The federal securities watchdog said the orthopedics giant broke the Foreign Corrupt Practices Act by failing to institute the required fail-safes in its book-keeping procedures for its businesses in India, China and Kuwait.
The Kalamazoo, Mich.-based company agreed in 2013 to pay $13.2 million to settle FCPA charges that its subsidiaries in Argentina, Greece, Mexico, Poland, and Romania made some $2 million in illicit payments “that were incorrectly described as legitimate expenses in the company’s books and records,” the SEC said at the time, resulting in $7.5 million in illicit profits.

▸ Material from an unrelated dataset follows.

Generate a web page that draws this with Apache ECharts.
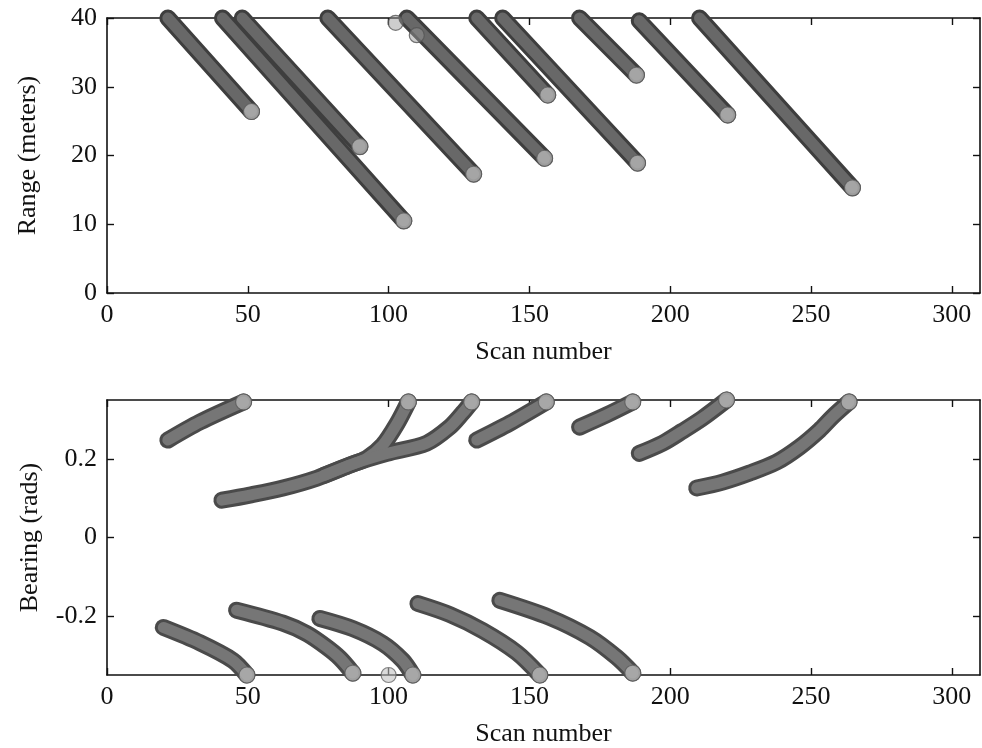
<!DOCTYPE html>
<html>
<head>
<meta charset="utf-8">
<script src="https://cdn.jsdelivr.net/npm/echarts@6/dist/echarts.min.js"></script>
<style>
html,body{margin:0;padding:0;background:#fff;}
#chart{width:982px;height:748px;}
</style>
</head>
<body>
<div id="chart"></div>
<script>
// ---- tick labels ----
const scanTicks = [0, 50, 100, 150, 200, 250, 300];
const rangeTicks = [0, 10, 20, 30, 40];
const bearingTicks = [-0.2, 0, 0.2];

// ---- range tracks: [scan number, range (m)] ----
const rangeTrack1 = [[21.6, 40], [51.3, 26.4]];
const rangeTrack2 = [[41, 40], [105.4, 10.5]];
const rangeTrack3 = [[48, 40], [89.8, 21.3]];
const rangeTrack4 = [[78.4, 40], [130.2, 17.3]];
const rangeTrack5 = [[106.5, 40], [155.4, 19.6]];
const rangeTrack6 = [[131.3, 40], [156.5, 28.8]];
const rangeTrack7 = [[140.5, 40], [188.4, 18.9]];
const rangeTrack8 = [[167.8, 40], [188, 31.7]];
const rangeTrack9 = [[189, 39.6], [220.4, 25.9]];
const rangeTrack10 = [[210.4, 40], [264.7, 15.3]];
const rangeExtra = [[102.5, 39.3], [110, 37.5]];

// ---- bearing tracks: [scan number, bearing (rad)] ----
const bearingTrack1 = [[21.6, 0.248], [33, 0.294], [48.5, 0.345]];
const bearingTrack2 = [[40.8, 0.095], [50.7, 0.108], [62.5, 0.126], [74.5, 0.151], [86.2, 0.184], [92.3, 0.202], [97.9, 0.235], [103, 0.29], [107, 0.345]];
const bearingTrack3 = [[77, 0.158], [88, 0.189], [99.4, 0.214], [113.5, 0.240], [121.7, 0.281], [126.3, 0.317], [129.5, 0.345]];
const bearingTrack4 = [[131.3, 0.248], [143, 0.291], [156, 0.345]];
const bearingTrack5 = [[167.8, 0.281], [177.4, 0.312], [186.7, 0.345]];
const bearingTrack6 = [[189, 0.214], [197.3, 0.240], [204.4, 0.271], [211.5, 0.304], [220, 0.35]];
const bearingTrack7 = [[209.4, 0.126], [218.6, 0.141], [228.2, 0.164], [237.8, 0.192], [245.9, 0.230], [253, 0.273], [257.6, 0.307], [263.5, 0.345]];
const bearingTrack8 = [[20, -0.229], [33, -0.268], [44.7, -0.313], [49.7, -0.35]];
const bearingTrack9 = [[46, -0.185], [62.5, -0.218], [71, -0.245], [78, -0.279], [82.7, -0.307], [87.3, -0.345]];
const bearingTrack10 = [[75.6, -0.206], [87.3, -0.232], [98, -0.27], [105, -0.313], [108.6, -0.35]];
const bearingTrack11 = [[110.4, -0.168], [121.7, -0.196], [133.4, -0.237], [145.5, -0.293], [153.7, -0.35]];
const bearingTrack12 = [[139.5, -0.16], [157, -0.203], [171.4, -0.254], [181, -0.305], [186.7, -0.345]];
const bearingExtra = [[100, -0.35]];

const rangeTracks = [rangeTrack1, rangeTrack2, rangeTrack3, rangeTrack4, rangeTrack5, rangeTrack6, rangeTrack7, rangeTrack8, rangeTrack9, rangeTrack10];
const bearingTracks = [bearingTrack1, bearingTrack2, bearingTrack3, bearingTrack4, bearingTrack5, bearingTrack6, bearingTrack7, bearingTrack8, bearingTrack9, bearingTrack10, bearingTrack11, bearingTrack12];

const FONT = 'Liberation Serif';
const FS = 26;

function axisCommon() {
  return {
    axisLine: { show: true, onZero: false, lineStyle: { color: '#111', width: 1.6 } },
    axisTick: { show: true, inside: true, length: 7, lineStyle: { color: '#111', width: 1.4 } },
    splitLine: { show: false },
    axisLabel: { show: false }
  };
}

function xAxes(gridIndex) {
  const bottom = Object.assign(axisCommon(), {
    type: 'value', gridIndex, min: 0, max: 310, position: 'bottom',
    name: 'Scan number', nameLocation: 'middle', nameGap: 46,
    nameTextStyle: { fontFamily: FONT, fontSize: FS, color: '#111' }
  });
  bottom.axisTick.customValues = scanTicks;
  bottom.axisLabel = { show: true, customValues: scanTicks, margin: 9, fontFamily: FONT, fontSize: FS, color: '#111' };
  const top = Object.assign(axisCommon(), { type: 'value', gridIndex, min: 0, max: 310, position: 'top' });
  top.axisTick.customValues = scanTicks;
  return [bottom, top];
}

function yAxes(gridIndex, min, max, ticks, name, gap) {
  const left = Object.assign(axisCommon(), {
    type: 'value', gridIndex, min, max, position: 'left',
    name, nameLocation: 'middle', nameGap: gap,
    nameTextStyle: { fontFamily: FONT, fontSize: FS, color: '#111' }
  });
  left.axisTick.customValues = ticks;
  left.axisLabel = { show: true, customValues: ticks, margin: 10, fontFamily: FONT, fontSize: FS, color: '#111',
    formatter: v => String(Math.round(v * 100) / 100) };
  const right = Object.assign(axisCommon(), { type: 'value', gridIndex, min, max, position: 'right' });
  right.axisTick.customValues = ticks;
  return [left, right];
}

function trackSeries(track, xi, yi, outer, inner, smooth) {
  const base = { type: 'line', xAxisIndex: xi, yAxisIndex: yi, data: track, showSymbol: false, symbol: 'none',
    clip: false, silent: true, smooth: smooth, animation: false };
  return [
    Object.assign({}, base, { lineStyle: { color: outer, width: 17, cap: 'round', join: 'round' }, z: 2 }),
    Object.assign({}, base, { lineStyle: { color: inner, width: 11, cap: 'round', join: 'round' }, z: 3 }),
    { type: 'scatter', xAxisIndex: xi, yAxisIndex: yi, data: [track[track.length - 1]], clip: false, silent: true,
      symbol: 'circle', symbolSize: 16, animation: false, z: 4,
      itemStyle: { color: '#b4b4b4', borderColor: '#5a5a5a', borderWidth: 1.2 } }
  ];
}

const series = [];
rangeTracks.forEach(t => series.push(...trackSeries(t, 0, 0, '#3e3e3e', '#686868', false)));
bearingTracks.forEach(t => series.push(...trackSeries(t, 2, 2, '#4a4a4a', '#767676', 0.3)));
series.push({ type: 'scatter', xAxisIndex: 0, yAxisIndex: 0, data: rangeExtra, clip: false, silent: true,
  symbol: 'circle', symbolSize: 15, animation: false, z: 4,
  itemStyle: { color: 'rgba(150,150,150,0.6)', borderColor: '#555', borderWidth: 1.2 } });
series.push({ type: 'scatter', xAxisIndex: 2, yAxisIndex: 2, data: bearingExtra, clip: false, silent: true,
  symbol: 'circle', symbolSize: 15, animation: false, z: 4,
  itemStyle: { color: 'rgba(190,190,190,0.7)', borderColor: '#666', borderWidth: 1.2 } });

const chart = echarts.init(document.getElementById('chart'), null, { renderer: 'canvas' });
chart.setOption({
  backgroundColor: '#fff',
  animation: false,
  grid: [
    { left: 107, top: 18, width: 873, height: 275 },
    { left: 107, top: 400, width: 873, height: 275 }
  ],
  xAxis: [...xAxes(0), ...xAxes(1)],
  yAxis: [
    ...yAxes(0, 0, 40, rangeTicks, 'Range (meters)', 66),
    ...yAxes(1, -0.35, 0.35, bearingTicks, 'Bearing (rads)', 64)
  ],
  series
});
</script>
</body>
</html>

Today the SEC said Stryker agreed to settle the latest charges with a $7.8 million fine after the agency found that Stryker’s internal accounting controls “were not sufficient to detect the risk of improper payments” in India, China and Kuwait and that the company’s India business “failed to maintain complete and accurate books and records.”
“Stryker’s failures to implement sufficient internal accounting controls and keep accurate books and records are unacceptable, especially as this is not the first time the company has been charged for these types of violations,” Marc Berger, director of the SEC’s New York office, said in prepared remarks. “The penalty ordered along with the imposition of a compliance consultant are appropriate and necessary.”
The settlement requires Stryker to hire an independent compliance consultant to review and evaluate its internal controls, record-keeping, and anti-corruption policies and procedures, the SEC said.